- Task brief -
Skip every image and restate the data word for word.

- Data section -

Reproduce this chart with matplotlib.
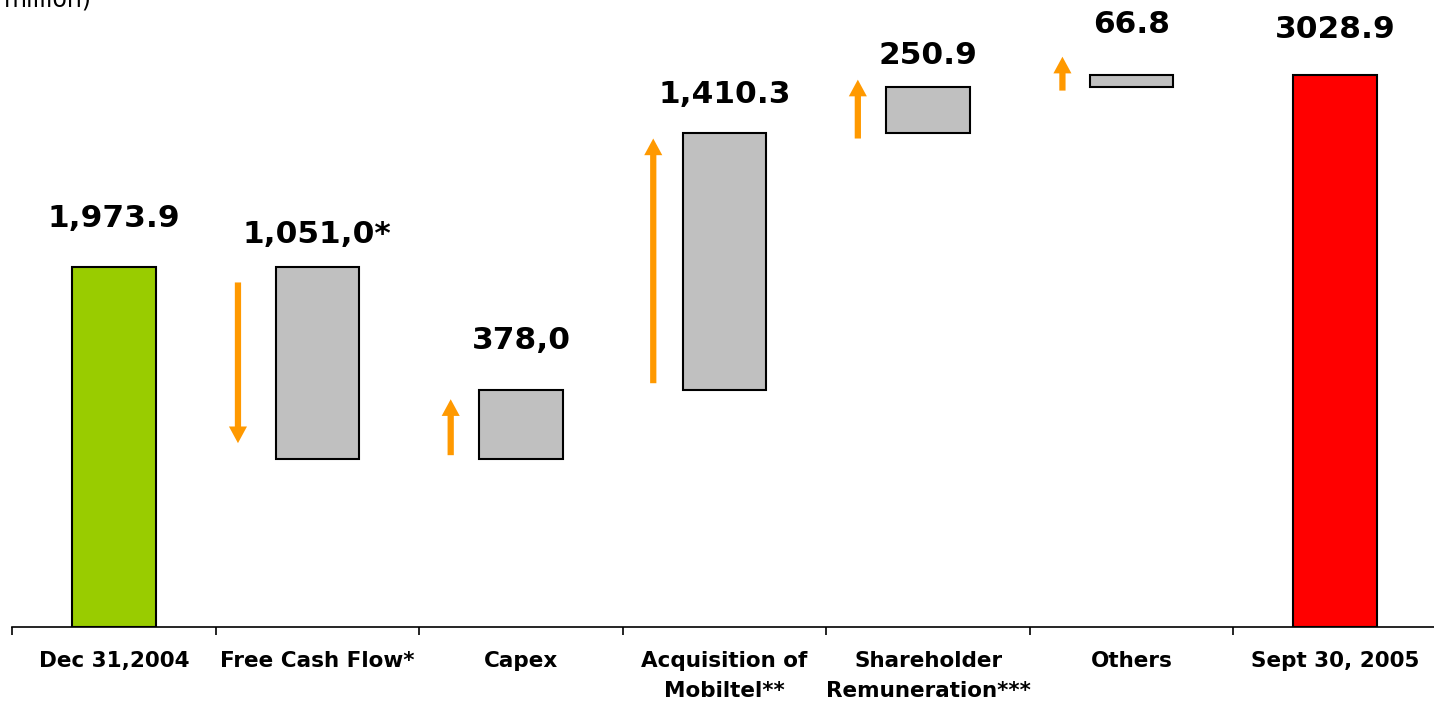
import matplotlib.pyplot as plt
import numpy as np

# Net debt walk (million)
categories = ['Dec 31,2004', 'Free Cash Flow*', 'Capex', 'Acquisition of\nMobiltel**',
              'Shareholder\nRemuneration***', 'Others', 'Sept 30, 2005']
changes = [-1051.0, 378.0, 1410.3, 250.9, 66.8]
start_value = 1973.9
end_value = 3028.9
value_labels = ['1,973.9', '1,051,0*', '378,0', '1,410.3', '250.9', '66.8', '3028.9']

# orange arrows next to the step bars (tail, tip)
arrow_tail = [1891, 943, 1338, 2681, 2944]
arrow_tip = [1009, 1250, 2681, 3004, 3130]

# layout
arrow_dx = [-0.39, -0.345, -0.35, -0.345, -0.34]
label_gap = [40, 24, 41, 30, 23, 42, 37]   # px between bar top and label baseline

GREEN = '#99CC00'
GREY = '#C0C0C0'
RED = '#FF0000'
ORANGE = '#FF9900'

W, H = 1434, 701
fig = plt.figure(figsize=(W / 100, H / 100), dpi=100)
ax = fig.add_axes([12 / W, 1 - 627 / H, 1425 / W, 3400 * 0.1822 / H])

x = np.arange(len(categories))
levels = np.concatenate([[start_value], start_value + np.cumsum(changes)])
bottoms = [0]
heights = [start_value]
for i, c in enumerate(changes):
    lo = min(levels[i], levels[i + 1])
    bottoms.append(lo)
    heights.append(abs(c))
bottoms.append(0)
heights.append(end_value)
colors = [GREEN] + [GREY] * len(changes) + [RED]

ax.bar(x, heights, bottom=bottoms, width=0.41, color=colors,
       edgecolor='black', linewidth=1.5, zorder=3)

for i in range(len(categories)):
    top = bottoms[i] + heights[i]
    ax.annotate(value_labels[i], (x[i], top), xytext=(0, label_gap[i] * 0.72),
                textcoords='offset points', ha='center', va='baseline',
                fontsize=22.5, fontweight='bold', family='DejaVu Sans')

for i in range(len(changes)):
    xi = x[i + 1] + arrow_dx[i]
    ax.annotate('', xy=(xi, arrow_tip[i]), xytext=(xi, arrow_tail[i]),
                arrowprops=dict(arrowstyle='simple,head_length=1.2,head_width=1.3,tail_width=0.45',
                                mutation_scale=10, color=ORANGE, shrinkA=0, shrinkB=0,
                                linewidth=0))

ax.set_xlim(-0.5, 6.5)
ax.set_ylim(0, 3400)
for s in ['top', 'right', 'left']:
    ax.spines[s].set_visible(False)
ax.spines['bottom'].set_linewidth(1.2)
ax.set_yticks([])
ax.set_xticks(x)
ax.set_xticklabels(categories, fontsize=15.5, fontweight='bold', linespacing=1.6)
ax.set_xticks(np.arange(-0.5, 7, 1), minor=True)
ax.tick_params(axis='x', which='major', length=0, pad=17.5)
ax.tick_params(axis='x', which='minor', length=6, width=1.2, direction='out')

# header text is cut by the top edge in the original slide
fig.text(4 / W, 1 - 7 / H, 'million)', fontsize=17, ha='left', va='baseline')

fig.savefig('out.png', dpi=100)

- Output of the exercise -
Reproduce this chart with matplotlib.
import matplotlib.pyplot as plt
import numpy as np

# Net debt walk (million)
categories = ['Dec 31,2004', 'Free Cash Flow*', 'Capex', 'Acquisition of\nMobiltel**',
              'Shareholder\nRemuneration***', 'Others', 'Sept 30, 2005']
changes = [-1051.0, 378.0, 1410.3, 250.9, 66.8]
start_value = 1973.9
end_value = 3028.9
value_labels = ['1,973.9', '1,051,0*', '378,0', '1,410.3', '250.9', '66.8', '3028.9']

# orange arrows next to the step bars (tail, tip)
arrow_tail = [1891, 943, 1338, 2681, 2944]
arrow_tip = [1009, 1250, 2681, 3004, 3130]

# layout
arrow_dx = [-0.39, -0.345, -0.35, -0.345, -0.34]
label_gap = [40, 24, 41, 30, 23, 42, 37]   # px between bar top and label baseline

GREEN = '#99CC00'
GREY = '#C0C0C0'
RED = '#FF0000'
ORANGE = '#FF9900'

W, H = 1434, 701
fig = plt.figure(figsize=(W / 100, H / 100), dpi=100)
ax = fig.add_axes([12 / W, 1 - 627 / H, 1425 / W, 3400 * 0.1822 / H])

x = np.arange(len(categories))
levels = np.concatenate([[start_value], start_value + np.cumsum(changes)])
bottoms = [0]
heights = [start_value]
for i, c in enumerate(changes):
    lo = min(levels[i], levels[i + 1])
    bottoms.append(lo)
    heights.append(abs(c))
bottoms.append(0)
heights.append(end_value)
colors = [GREEN] + [GREY] * len(changes) + [RED]

ax.bar(x, heights, bottom=bottoms, width=0.41, color=colors,
       edgecolor='black', linewidth=1.5, zorder=3)

for i in range(len(categories)):
    top = bottoms[i] + heights[i]
    ax.annotate(value_labels[i], (x[i], top), xytext=(0, label_gap[i] * 0.72),
                textcoords='offset points', ha='center', va='baseline',
                fontsize=22.5, fontweight='bold', family='DejaVu Sans')

for i in range(len(changes)):
    xi = x[i + 1] + arrow_dx[i]
    ax.annotate('', xy=(xi, arrow_tip[i]), xytext=(xi, arrow_tail[i]),
                arrowprops=dict(arrowstyle='simple,head_length=1.2,head_width=1.3,tail_width=0.45',
                                mutation_scale=10, color=ORANGE, shrinkA=0, shrinkB=0,
                                linewidth=0))

ax.set_xlim(-0.5, 6.5)
ax.set_ylim(0, 3400)
for s in ['top', 'right', 'left']:
    ax.spines[s].set_visible(False)
ax.spines['bottom'].set_linewidth(1.2)
ax.set_yticks([])
ax.set_xticks(x)
ax.set_xticklabels(categories, fontsize=15.5, fontweight='bold', linespacing=1.6)
ax.set_xticks(np.arange(-0.5, 7, 1), minor=True)
ax.tick_params(axis='x', which='major', length=0, pad=17.5)
ax.tick_params(axis='x', which='minor', length=6, width=1.2, direction='out')

# header text is cut by the top edge in the original slide
fig.text(4 / W, 1 - 7 / H, 'million)', fontsize=17, ha='left', va='baseline')

fig.savefig('out.png', dpi=100)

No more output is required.